- **DATA SUPPLIED**:

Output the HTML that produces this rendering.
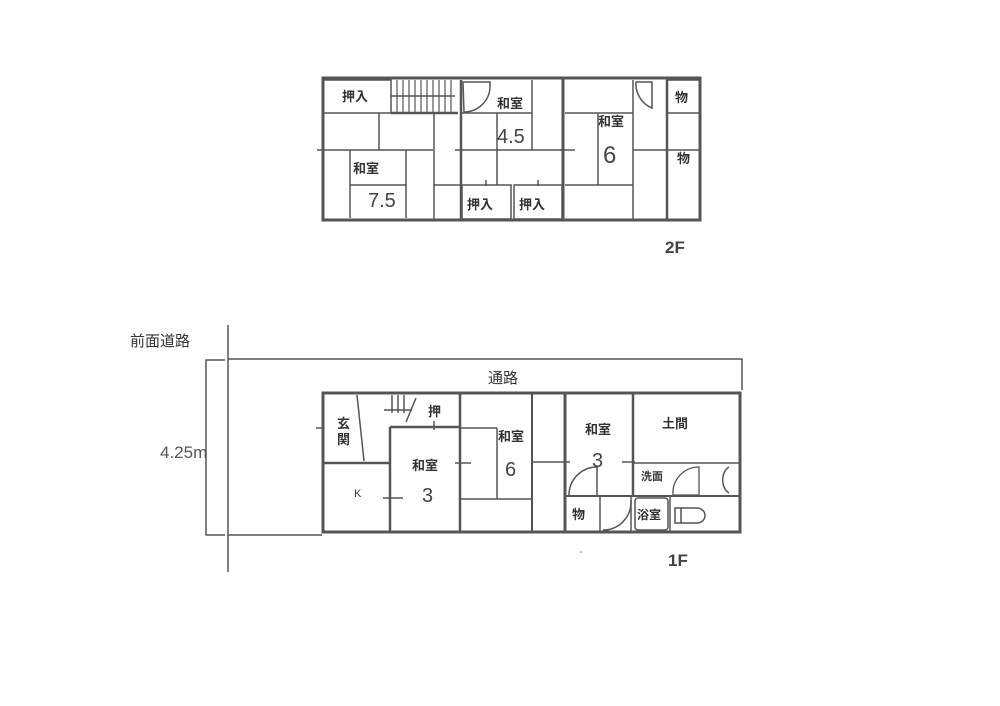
<!DOCTYPE html>
<html><head><meta charset="utf-8"><style>
html,body{margin:0;padding:0;background:#fff;width:1000px;height:706px;overflow:hidden}
svg{display:block}
text{font-family:"Liberation Sans","Noto Sans CJK JP",sans-serif;fill:#333}
.j{font-size:13px;font-weight:bold}
.n{font-size:20px;fill:#444}
</style></head><body>
<svg width="1000" height="706" viewBox="0 0 1000 706">
<g stroke="#555" fill="none" stroke-width="1.5">
<!-- 2F -->
<rect x="323" y="78" width="377" height="142" stroke-width="3"/>
<rect x="323" y="80" width="68" height="33"/>
<g stroke-width="1.2">
<line x1="397" y1="80" x2="397" y2="113"/><line x1="403" y1="80" x2="403" y2="113"/><line x1="409" y1="80" x2="409" y2="113"/><line x1="415" y1="80" x2="415" y2="113"/><line x1="421" y1="80" x2="421" y2="113"/><line x1="427" y1="80" x2="427" y2="113"/><line x1="433" y1="80" x2="433" y2="113"/><line x1="439" y1="80" x2="439" y2="113"/><line x1="445" y1="80" x2="445" y2="113"/><line x1="451" y1="80" x2="451" y2="113"/>
</g>
<line x1="391" y1="113" x2="458" y2="113" stroke-width="2.5"/>
<line x1="391" y1="96" x2="455" y2="96"/>
<line x1="379" y1="113" x2="379" y2="150"/>
<line x1="317" y1="150" x2="433" y2="150"/>
<line x1="350" y1="150" x2="350" y2="218"/>
<line x1="406" y1="150" x2="406" y2="218"/>
<line x1="350" y1="185" x2="406" y2="185"/>
<line x1="434" y1="113" x2="434" y2="220"/>
<line x1="434" y1="185" x2="460" y2="185"/>
<line x1="461" y1="80" x2="461" y2="220" stroke-width="2.5"/>
<path d="M463 82 H490 V88 A26 26 0 0 1 464 112 Z"/>
<line x1="461" y1="113" x2="532" y2="113"/>
<line x1="455" y1="150" x2="563" y2="150"/>
<line x1="497" y1="113" x2="497" y2="185"/>
<line x1="532" y1="80" x2="532" y2="150"/>
<rect x="462" y="185" width="49" height="34"/>
<rect x="514" y="185" width="48" height="34"/>
<line x1="486" y1="180" x2="486" y2="186"/><line x1="538" y1="180" x2="538" y2="186"/>
<line x1="563" y1="78" x2="563" y2="220" stroke-width="3"/>
<line x1="565" y1="113" x2="633" y2="113"/>
<line x1="598" y1="113" x2="598" y2="185"/>
<line x1="565" y1="185" x2="633" y2="185"/>
<line x1="560" y1="150" x2="575" y2="150"/>
<line x1="633" y1="80" x2="633" y2="220"/>
<path d="M636 82 H652 V108 A26 26 0 0 1 636 82 Z"/>
<line x1="633" y1="150" x2="666" y2="150"/>
<line x1="667" y1="80" x2="667" y2="220" stroke-width="2.5"/>
<rect x="667" y="80" width="33" height="33"/>
<line x1="667" y1="150" x2="700" y2="150"/>
<!-- 1F -->
<line x1="228" y1="325" x2="228" y2="572"/>
<path d="M225 360 H206 V535 H225"/>
<path d="M228 359 H742 V390"/>
<line x1="228" y1="535" x2="322" y2="535"/>
<rect x="323" y="393" width="417" height="139" stroke-width="3"/>
<line x1="323" y1="463" x2="390" y2="463" stroke-width="2.5"/>
<line x1="357" y1="395" x2="364" y2="461"/>
<line x1="316" y1="428" x2="323" y2="428"/>
<line x1="390" y1="427" x2="390" y2="532" stroke-width="2.5"/>
<line x1="390" y1="427" x2="460" y2="427" stroke-width="2.5"/>
<line x1="392" y1="395" x2="392" y2="413"/><line x1="398" y1="395" x2="398" y2="413"/><line x1="404" y1="395" x2="404" y2="413"/>
<line x1="384" y1="410" x2="412" y2="410"/>
<line x1="406" y1="422" x2="416" y2="398"/>
<line x1="434" y1="421" x2="434" y2="430"/>
<line x1="460" y1="393" x2="460" y2="532" stroke-width="2.5"/>
<line x1="383" y1="498" x2="403" y2="498"/>
<line x1="455" y1="463" x2="471" y2="463"/>
<line x1="460" y1="428" x2="497" y2="428"/>
<line x1="497" y1="428" x2="497" y2="499"/>
<line x1="460" y1="499" x2="532" y2="499"/>
<line x1="532" y1="393" x2="532" y2="532" stroke-width="2"/>
<line x1="532" y1="462" x2="570" y2="462"/>
<line x1="565" y1="393" x2="565" y2="532" stroke-width="3"/>
<path d="M569 495 A28 28 0 0 1 597 467 V495"/>
<line x1="622" y1="462" x2="635" y2="462"/>
<line x1="633" y1="393" x2="633" y2="496" stroke-width="2.5"/>
<line x1="633" y1="463" x2="740" y2="463"/>
<line x1="565" y1="496" x2="740" y2="496" stroke-width="2"/>
<line x1="600" y1="496" x2="600" y2="532"/>
<path d="M603 530 A28 28 0 0 0 631 500"/>
<line x1="631" y1="496" x2="631" y2="532"/>
<rect x="635" y="498" width="33" height="32" rx="3"/>
<line x1="670" y1="496" x2="670" y2="532"/>
<rect x="675" y="508" width="6" height="15"/>
<path d="M681 508 H697 A8 7.5 0 0 1 697 523 H681"/>
<path d="M673 495 A26 26 0 0 1 699 467 V495 Z" stroke-width="1.3"/>
<path d="M729 467 A10 14 0 0 0 729 493"/>
</g>
<g>
<text class="j" x="342" y="101">押入</text>
<text class="j" x="497" y="108">和室</text>
<text class="j" x="353" y="173">和室</text>
<text class="n" x="368" y="207">7.5</text>
<text class="n" x="497" y="143">4.5</text>
<text class="j" x="598" y="126">和室</text>
<text class="n" x="603" y="163" style="font-size:24px">6</text>
<text class="j" x="675" y="102">物</text>
<text class="j" x="677" y="163">物</text>
<text class="j" x="467" y="209">押入</text>
<text class="j" x="519" y="209">押入</text>
<text x="665" y="253" style="font-size:17px;font-weight:bold;fill:#444">2F</text>
<text x="130" y="346" style="font-size:15px">前面道路</text>
<text x="160" y="458" style="font-size:17px;fill:#555">4.25m</text>
<text x="488" y="383" style="font-size:15px">通路</text>
<text class="j" x="337" y="428">玄</text><text class="j" x="337" y="444">関</text>
<text class="j" x="428" y="416">押</text>
<text class="j" x="412" y="470">和室</text>
<text class="n" x="422" y="502">3</text>
<text x="354" y="497" style="font-size:11px">K</text>
<text class="j" x="498" y="441">和室</text>
<text class="n" x="505" y="476">6</text>
<text class="j" x="585" y="434">和室</text>
<text class="n" x="592" y="467">3</text>
<text class="j" x="662" y="428">土間</text>
<text class="j" x="641" y="480" style="font-size:11px">洗面</text>
<text class="j" x="572" y="519">物</text>
<text class="j" x="637" y="519" style="font-size:12px">浴室</text>
<text x="668" y="566" style="font-size:17px;font-weight:bold;fill:#444">1F</text>
<circle cx="581" cy="552" r="0.8" fill="#777"/>
</g>
</svg>
</body></html>
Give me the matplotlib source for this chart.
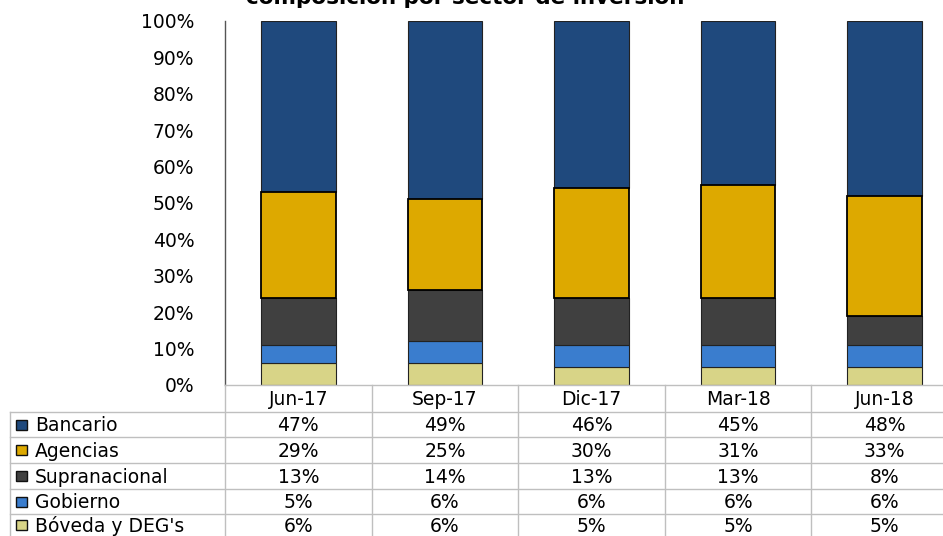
import matplotlib.pyplot as plt
import numpy as np
from matplotlib.patches import Rectangle

plt.rcParams['font.family'] = ['DejaVu Sans']

periods = ["Jun-17", "Sep-17", "Dic-17", "Mar-18", "Jun-18"]
series = ["Bancario", "Agencias", "Supranacional", "Gobierno", "Bóveda y DEG's"]
bancario = [47, 49, 46, 45, 48]
agencias = [29, 25, 30, 31, 33]
supranacional = [13, 14, 13, 13, 8]
gobierno = [5, 6, 6, 6, 6]
boveda = [6, 6, 5, 5, 5]

colors = {"Bancario": "#1F497D", "Agencias": "#DDA900", "Supranacional": "#404040",
          "Gobierno": "#3A7DCE", "Bóveda y DEG's": "#D8D487"}
values = {"Bancario": bancario, "Agencias": agencias, "Supranacional": supranacional,
          "Gobierno": gobierno, "Bóveda y DEG's": boveda}

W, H = 943, 536
fs = 13.5
fig = plt.figure(figsize=(W / 100, H / 100), dpi=100)
# axes in pixel terms: x 225..958, y 21..385
x0, x1, ytop, ybot = 225, 958, 21, 385
ax = fig.add_axes([x0 / W, (H - ybot) / H, (x1 - x0) / W, (ybot - ytop) / H])

x = np.arange(len(periods))
bottom = np.zeros(len(periods))
for name in series[::-1]:
    v = np.array(values[name], dtype=float)
    if name == "Agencias":
        ax.bar(x, v, 0.51, bottom=bottom, color=colors[name], edgecolor="black", linewidth=1.3, zorder=3)
    else:
        ax.bar(x, v, 0.51, bottom=bottom, color=colors[name], edgecolor="#222222", linewidth=0.8, zorder=2)
    bottom += v

ax.set_xlim(-0.5, len(periods) - 0.5)
ax.set_ylim(0, 100)
ax.set_yticks(np.arange(0, 101, 10))
ax.set_yticklabels([f"{t}%" for t in range(0, 101, 10)], fontsize=fs)
ax.tick_params(axis="y", length=0, pad=22)
ax.set_xticks([])
for s in ["top", "right", "bottom"]:
    ax.spines[s].set_visible(False)
ax.spines["left"].set_color("#555555")
ax.spines["left"].set_linewidth(1.0)

# data table below the axes (pixel coordinates via figure transform)
def fx(px):
    return px / W

def fy(py):
    return (H - py) / H

grid = "#BFBFBF"
col_w = (x1 - x0) / len(periods)
row_edges = [385, 411.7, 437.3, 463.3, 489, 514.3, 540]
left = 10

def hline(xa, xb, py):
    fig.add_artist(plt.Line2D([fx(xa), fx(xb)], [fy(py), fy(py)], color=grid, lw=1.0))

def vline(px, ya, yb):
    fig.add_artist(plt.Line2D([fx(px), fx(px)], [fy(ya), fy(yb)], color=grid, lw=1.0))

hline(x0, x1, row_edges[0])
for py in row_edges[1:-1]:
    hline(left, x1, py)
vline(left, row_edges[1], row_edges[-1])
for i in range(len(periods) + 1):
    vline(x0 + i * col_w, row_edges[0], row_edges[-1])

for i, p in enumerate(periods):
    cx = x0 + (i + 0.5) * col_w
    fig.text(fx(cx), fy((row_edges[0] + row_edges[1]) / 2 + 1), p, ha="center", va="center", fontsize=fs)
    for j, name in enumerate(series):
        cy = (row_edges[j + 1] + row_edges[j + 2]) / 2 + 1
        if j == len(series) - 1:
            cy -= 2
        fig.text(fx(cx), fy(cy), f"{values[name][i]}%", ha="center", va="center", fontsize=fs)

for j, name in enumerate(series):
    cy = (row_edges[j + 1] + row_edges[j + 2]) / 2
    if j == len(series) - 1:
        cy -= 2
    fig.add_artist(Rectangle((fx(16), fy(cy + 5)), 11 / W, 10 / H, transform=fig.transFigure,
                             facecolor=colors[name], edgecolor="#111111", lw=1.0))
    fig.text(fx(35), fy(cy + 1), name, ha="left", va="center", fontsize=fs)

fig.text(fx(465), fy(4), "composición por sector de inversión", ha="center", va="baseline",
         fontsize=15.5, fontweight="bold")

fig.savefig("out.png", dpi=100)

- **WRITTEN PROBLEM**: Above are the records; copy exactly the lines from the one with "Give me the matplotlib source for this chart." through the one with "boveda = [6, 6, 5, 5, 5]", including both, and nothing more. Leave out pictures.

- **RESULT FOR THIS EXERCISE**:
Give me the matplotlib source for this chart.
import matplotlib.pyplot as plt
import numpy as np
from matplotlib.patches import Rectangle

plt.rcParams['font.family'] = ['DejaVu Sans']

periods = ["Jun-17", "Sep-17", "Dic-17", "Mar-18", "Jun-18"]
series = ["Bancario", "Agencias", "Supranacional", "Gobierno", "Bóveda y DEG's"]
bancario = [47, 49, 46, 45, 48]
agencias = [29, 25, 30, 31, 33]
supranacional = [13, 14, 13, 13, 8]
gobierno = [5, 6, 6, 6, 6]
boveda = [6, 6, 5, 5, 5]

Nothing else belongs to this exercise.